>> start Provided material

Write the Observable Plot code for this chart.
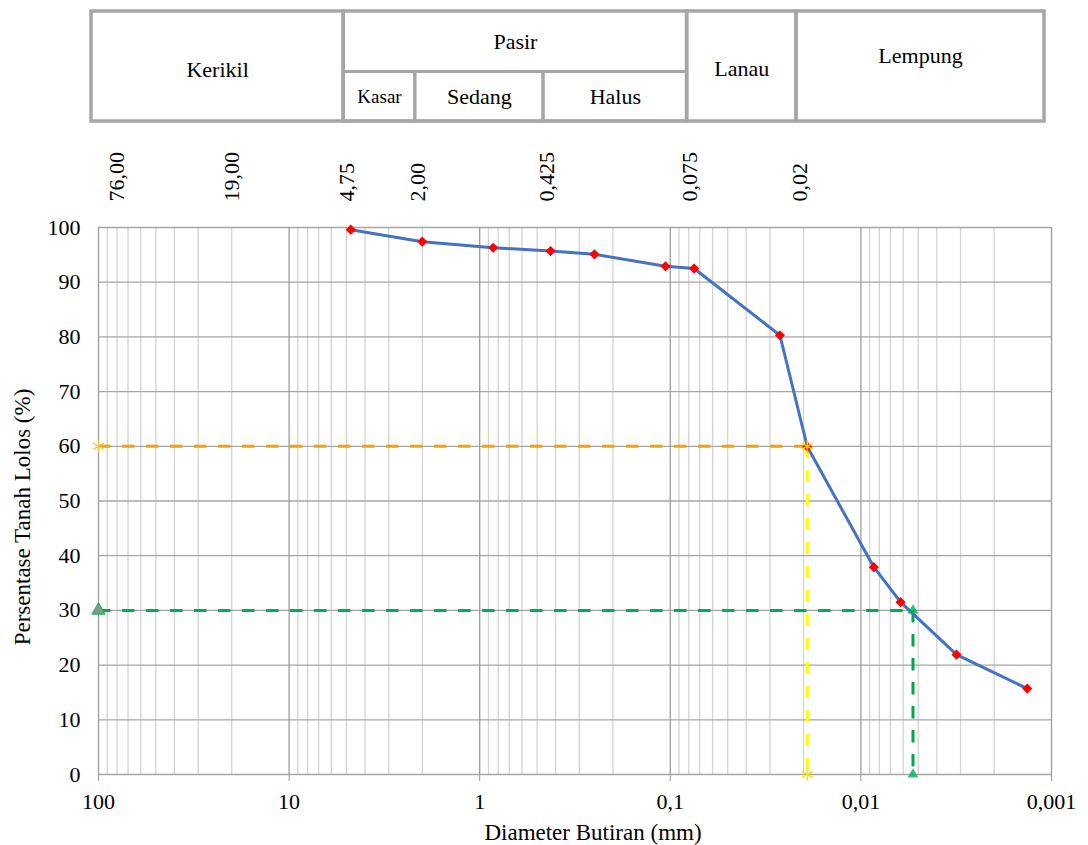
<!DOCTYPE html>
<html>
<head>
<meta charset="utf-8">
<script src="https://cdn.jsdelivr.net/npm/d3@7"></script>
<script src="https://cdn.jsdelivr.net/npm/@observablehq/plot@0.6"></script>
<style>
  html, body { margin: 0; padding: 0; background: #ffffff; }
  #chart svg { display: block; }
</style>
</head>
<body>
<div id="chart"></div>
<script>
// ---------------- data ----------------
const diameter = [4.75, 2.00, 0.85, 0.425, 0.25, 0.106, 0.075, 0.0266, 0.0191, 0.00855, 0.00619, 0.00315, 0.00134];
const percentPassing = [99.6, 97.4, 96.3, 95.7, 95.1, 92.9, 92.5, 80.3, 59.9, 37.9, 31.5, 21.9, 15.7];

const D60 = 0.0191;
const D30 = 0.00533;

const xTicks = [100, 10, 1, 0.1, 0.01, 0.001];
const yTicks = [0, 10, 20, 30, 40, 50, 60, 70, 80, 90, 100];

const sieveSizes = [76, 19, 4.75, 2, 0.425, 0.075, 0.02];
const sieveLabels = ["76,00", "19,00", "4,75", "2,00", "0,425", "0,075", "0,02"];

const soilClasses = ["Kerikil", "Pasir", "Lanau", "Lempung"];
const classFrom = [100, 4.75, 0.075, 0.02];
const classTo = [4.75, 0.075, 0.02, 0.001];

const sandClasses = ["Kasar", "Sedang", "Halus"];
const sandFrom = [4.75, 2, 0.425];
const sandTo = [2, 0.425, 0.075];

// ---------------- derived tables ----------------
const points = diameter.map((d, i) => ({d, p: percentPassing[i]}));
const classes = soilClasses.map((name, i) => ({name, from: classFrom[i], to: classTo[i]}));
const sand = sandClasses.map((name, i) => ({name, from: sandFrom[i], to: sandTo[i]}));
const sieves = sieveSizes.map((s, i) => ({s, label: sieveLabels[i]}));
const minorX = [];
for (const L of [10, 1, 0.1, 0.01, 0.001]) for (let m = 2; m <= 9; m++) minorX.push(+(L * m).toPrecision(3));

const W = 1088;
const font = "'Liberation Serif', 'Times New Roman', serif";
const borderColor = "#a6a6a6";
const dash = "12.5,11.5";
const fmt = d => String(d).replace(".", ",");

// ---------------- header (classification table) ----------------
const classY = {Kerikil: 0.47, Pasir: 0.725, Lanau: 0.48, Lempung: 0.6};
const header = Plot.plot({
  width: W, height: 210,
  marginLeft: 98, marginRight: 37, marginTop: 11, marginBottom: 89,
  x: {type: "log", domain: [0.001, 100], reverse: true, axis: null},
  y: {domain: [0, 1], axis: null},
  style: {fontFamily: font, fontSize: "22px", background: "#ffffff", color: "#000000"},
  marks: [
    Plot.rect(classes, {x1: "from", x2: "to", y1: 0, y2: 1, fill: "none", stroke: borderColor, strokeWidth: 3.5, dx: -7}),
    Plot.rect(sand, {x1: "from", x2: "to", y1: 0, y2: 0.45, fill: "none", stroke: borderColor, strokeWidth: 3, dx: -7}),
    Plot.text(classes, {x: d => Math.sqrt(d.from * d.to), y: d => classY[d.name], text: "name", dx: -7, fontSize: 22}),
    Plot.text(sand, {x: d => Math.sqrt(d.from * d.to), y: 0.225, text: "name", dx: -7, fontSize: d => d.name === "Kasar" ? 19 : 22}),
    Plot.text(sieves, {x: "s", y: 0, text: "label", rotate: -90, textAnchor: "start", dx: -4, dy: 80, fontSize: 22})
  ]
});

// ---------------- main chart ----------------
const main = Plot.plot({
  width: W, height: 635,
  marginLeft: 98, marginRight: 37, marginTop: 17, marginBottom: 71,
  x: {type: "log", domain: [0.001, 100], reverse: true},
  y: {domain: [0, 100]},
  style: {fontFamily: font, fontSize: "22px", background: "#ffffff", color: "#000000"},
  marks: [
    Plot.ruleX(minorX, {stroke: "#d3d3d3", strokeWidth: 1.3}),
    Plot.ruleY(yTicks, {stroke: "#a6a6a6", strokeWidth: 1.3}),
    Plot.ruleX(xTicks, {stroke: "#9c9c9c", strokeWidth: 1.3}),
    Plot.axisX({ticks: xTicks, tickFormat: fmt, tickSize: 7, tickPadding: 12, stroke: "#9c9c9c", label: null, fontSize: 22}),
    Plot.axisY({ticks: yTicks, tickSize: 0, tickPadding: 18, label: null, fontSize: 22}),
    // guide lines (D60, D30)
    Plot.ruleY([{y: 60, x1: 100, x2: D60}], {y: "y", x1: "x1", x2: "x2", stroke: "#E8A60A", strokeWidth: 3, strokeDasharray: dash}),
    Plot.ruleX([{x: D60, y1: 60, y2: 0}], {x: "x", y1: "y1", y2: "y2", stroke: "#FFFF00", strokeWidth: 3, strokeDasharray: dash}),
    Plot.ruleY([{y: 30, x1: 100, x2: D30}], {y: "y", x1: "x1", x2: "x2", stroke: "#00B050", strokeWidth: 3, strokeDasharray: dash}),
    Plot.ruleX([{x: D30, y1: 30, y2: 0}], {x: "x", y1: "y1", y2: "y2", stroke: "#00A84A", strokeWidth: 3, strokeDasharray: dash}),
    // grain size distribution curve
    Plot.line(points, {x: "d", y: "p", stroke: "#4472C4", strokeWidth: 3}),
    Plot.dot(points, {x: "d", y: "p", symbol: "diamond2", r: 4.6, fill: "#FF0000", stroke: "none"}),
    // guide markers
    Plot.dot([{x: 100, y: 60}], {x: "x", y: "y", symbol: "asterisk", r: 6, stroke: "#F4C040", strokeWidth: 1.2}),
    Plot.dot([{x: D60, y: 60}, {x: D60, y: 0}], {x: "x", y: "y", symbol: "asterisk", r: 6, stroke: "#FFE000", strokeWidth: 1.5}),
    Plot.dot([{x: 100, y: 30}], {x: "x", y: "y", symbol: "triangle", r: 5, fill: "#7a9e84", stroke: "#00B050", strokeWidth: 0.8}),
    Plot.dot([{x: D30, y: 30}, {x: D30, y: 0}], {x: "x", y: "y", symbol: "triangle", r: 4, fill: "#00B050", stroke: "none", fillOpacity: 0.8}),
    // axis titles
    Plot.text(["Diameter Butiran (mm)"], {frameAnchor: "bottom", textAnchor: "middle", lineAnchor: "middle", dx: 18, dy: 58, fontSize: 23}),
    Plot.text(["Persentase Tanah Lolos (%)"], {frameAnchor: "left", textAnchor: "middle", lineAnchor: "middle", rotate: -90, dx: -76, dy: 16, fontSize: 23})
  ]
});

const root = document.getElementById("chart");
root.appendChild(header);
root.appendChild(main);
</script>
</body>
</html>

>> end Provided material

Aim: Tally the lines of the data that hold the string "chart". Answer with the number and nothing more.

Task response: 5